Listening, then, means approaching these irreplaceable, inexchangeable relations from the standpoint not of knowing but of asking

As Kanngieser elaborates, “Am I a guest, a stranger, kin, family? Is my presence invited? Unwanted? What are my intentions?” Describing the way they approach sound projects documenting Pacific waters and fish, they state that on arrival in a place, they first introduce themself and their intentions, asking permission to be there and to listen in: “I have learned never to assume that I have consent to be somewhere, particularly on Indigenous land that has been violated by European colonizers.”

“After introducing myself,” Kanngieser says, “I wait for a feeling of resonance in my body. Without feeling this, I don’t do anything.” They describe the sense of permission as a “swell of invitation and enveloping” and of being unwanted as “a magnetic revulsion, a wrongness.” (For more on the embodied experience of this process, see Kanngieser’s “To Tend For, To Care With: Three Pieces on Listening as Method. Part Three: Listening as Taking-Leave“)

In that way, listening becomes a practice of seeking consent from place and its inhabitants. Rather than settler-colonial certainties driven by a need to “know, claim, and take,” listening reveals how much we don’t know. In fact, Kanngeiser states, listening “unsettles the logics of knowledge of possession, because it owns nothing and it is never certain.”

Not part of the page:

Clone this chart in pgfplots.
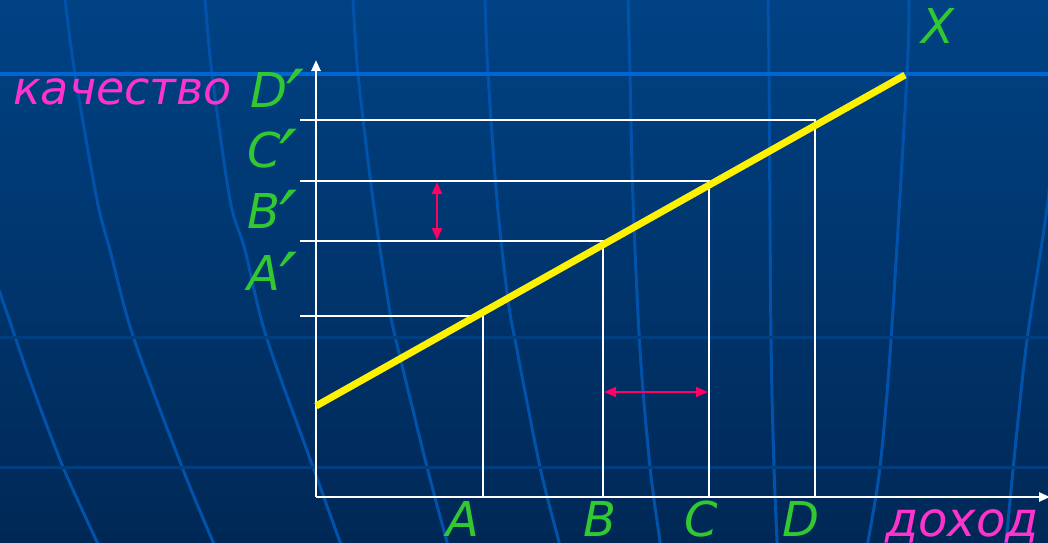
\documentclass[border=0pt]{standalone}
\usepackage{fontspec}
\setmainfont{DejaVu Sans}
\usepackage{pgfplots}
\pgfplotsset{compat=1.18}
\usetikzlibrary{arrows.meta}
\definecolor{bgtop}{RGB}{0,66,132}
\definecolor{bgbot}{RGB}{0,40,86}
\definecolor{merid}{RGB}{0,82,170}
\definecolor{hbright}{RGB}{0,100,210}
\definecolor{hfaint}{RGB}{0,62,128}
\definecolor{lblgreen}{RGB}{50,200,50}
\definecolor{lblmag}{RGB}{255,51,204}
\definecolor{arrred}{RGB}{255,0,100}
\newcommand{\pr}{\kern-1pt\smash{\raisebox{-20pt}{\fontsize{80}{80}\selectfont ′}}}
\begin{document}
\begin{tikzpicture}
\begin{axis}[
  width=1048pt, height=542pt, scale only axis,
  xmin=0, xmax=1048, ymin=0, ymax=542, y dir=reverse,
  axis lines=none, ticks=none, clip=true,
  axis background/.style={shade, top color=bgtop, bottom color=bgbot},
]
% background meridians
\addplot[merid, line width=3pt, smooth] coordinates {(-10,270)(0,293)(30,380)(63,467)(97,542)(100,550)};
\addplot[merid, line width=3pt, smooth] coordinates {(64,-5)(65,0)(75,74)(97,200)(110,250)(133,336)(182,467)(213,542)(216,550)};
\addplot[merid, line width=3pt, smooth] coordinates {(204,-5)(205,0)(212,74)(230,200)(245,250)(266,336)(313,467)(340,542)(343,550)};
\addplot[merid, line width=3pt, smooth] coordinates {(352,-5)(353,0)(358,74)(373,200)(388,300)(395,336)(427,467)(447,542)(449,550)};
\addplot[merid, line width=3pt, smooth] coordinates {(485,-5)(485,0)(488,74)(497,200)(508,300)(517,350)(540,467)(559,542)(561,550)};
\addplot[merid, line width=3pt, smooth] coordinates {(628,-5)(628,0)(630,74)(633,200)(640,350)(650,467)(660,542)(661,550)};
\addplot[merid, line width=3pt, smooth] coordinates {(768,-5)(768,0)(769,74)(771,340)(774,467)(777,542)(777,550)};
\addplot[merid, line width=3pt, smooth] coordinates {(909,-5)(909,0)(907,74)(891,340)(880,467)(868,542)(867,550)};
\addplot[merid, line width=3pt, smooth] coordinates {(1064,-5)(1062,0)(1055,100)(1048,200)(1027,340)(1015,450)(1006,542)(1005,550)};
% background parallels
\addplot[hfaint, line width=3pt] coordinates {(0,337)(1048,337)};
\addplot[hfaint, line width=3pt] coordinates {(0,467)(1048,467)};
\addplot[hbright, line width=4pt] coordinates {(0,74)(1048,74)};
% guide lines
\addplot[white, line width=2pt] coordinates {(300,316)(483,316)(483,497)};
\addplot[white, line width=2pt] coordinates {(300,241)(603,241)(603,497)};
\addplot[white, line width=2pt] coordinates {(300,181)(709,181)(709,497)};
\addplot[white, line width=2pt] coordinates {(300,120)(815,120)(815,497)};
% axes
\addplot[white, line width=2.5pt, -{Triangle[length=11pt,width=9pt]}] coordinates {(316,497)(316,60)};
\addplot[white, line width=2.5pt, -{Triangle[length=11pt,width=9pt]}] coordinates {(316,497)(1050,497)};
% yellow line
\addplot[yellow, line width=7pt] coordinates {(316,406)(905,75)};
% red arrows
\addplot[arrred, line width=2pt, {Triangle[length=12pt,width=10pt]}-{Triangle[length=12pt,width=10pt]}] coordinates {(437,182)(437,240)};
\addplot[arrred, line width=2pt, {Triangle[length=12pt,width=10pt]}-{Triangle[length=12pt,width=10pt]}] coordinates {(604,392)(708,392)};
\end{axis}
\begin{scope}[every node/.style={inner sep=0pt, font=\fontsize{48}{50}\selectfont\itshape}]
\node[lblmag, anchor=base west, font=\fontsize{46}{50}\selectfont\itshape] at (13pt,{542pt-105pt}) {качество};
\node[lblgreen, anchor=base west] at (250pt,{542pt-107pt}) {D\pr};
\node[lblgreen, anchor=base west] at (247pt,{542pt-167pt}) {C\pr};
\node[lblgreen, anchor=base west] at (247pt,{542pt-228pt}) {B\pr};
\node[lblgreen, anchor=base west] at (247pt,{542pt-290pt}) {A\pr};
\node[lblgreen, anchor=base] at (463pt,{542pt-536pt}) {A};
\node[lblgreen, anchor=base] at (600pt,{542pt-536pt}) {B};
\node[lblgreen, anchor=base] at (701pt,{542pt-536pt}) {C};
\node[lblgreen, anchor=base] at (801pt,{542pt-536pt}) {D};
\node[lblmag, anchor=base west] at (885pt,{542pt-536pt}) {доход};
\node[lblgreen, anchor=base] at (938pt,{542pt-44pt}) {X};
\end{scope}
\pgfresetboundingbox
\path[use as bounding box] (0,0) rectangle (1048pt,542pt);
\end{tikzpicture}
\end{document}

More, where settler-colonial knowledge of climate change (as inevitable and apocalyptic) prescribes modes of action that are themselves paralyzing, listening as a humbling admission of not-knowing can open us to precisely those land/place-based stories of survivance and renewal Todd urges us to position at the center of climate action. “Places tell stories,” Todd says, and “[r]estorying [a landscape or nonhuman relative] is a way to tend to place through story.”

The stories we learn when we listen to place are good to think with, Kanngieser adds. They remind us of specific responsibilities we have for being in right relation to those who inhabit a place, which necessarily means solidarity with those original inhabitants who know specific places (lands, waters, skies) well. In that respect, listening is necessarily part of a process of moving us toward material (and not just rhetorical) decolonization, or concrete actions toward returning land and resources to Indigenous peoples. According to Kanngieser and Todd, listening is a methodology for being honest about what we are able to bring to this struggle—and when we should leave things alone. 

The power of Todd and Kangieser’s work lies not in giving us more knowledge about what is happening or what needs to be done. Dominant ways of knowing climate change are, in fact, part of the problem. For those of us who grew up steeped in colonial knowledge systems, what we don’t know is how to be in relation to land and each other. We don’t know how to give up a practice of knowledge as mastery, grounding knowledge and action instead in humble attunement to who is here and has been all along, surviving in spite of genocide and ecocide. What’s important, then, is not knowing what to do about climate change, but rather entering into a relationship of listening to the stories of specific places and their inhabitants.

“Maybe we don’t know,” Todd concludes, “but maybe the fish know some things they’re willing to share with us.”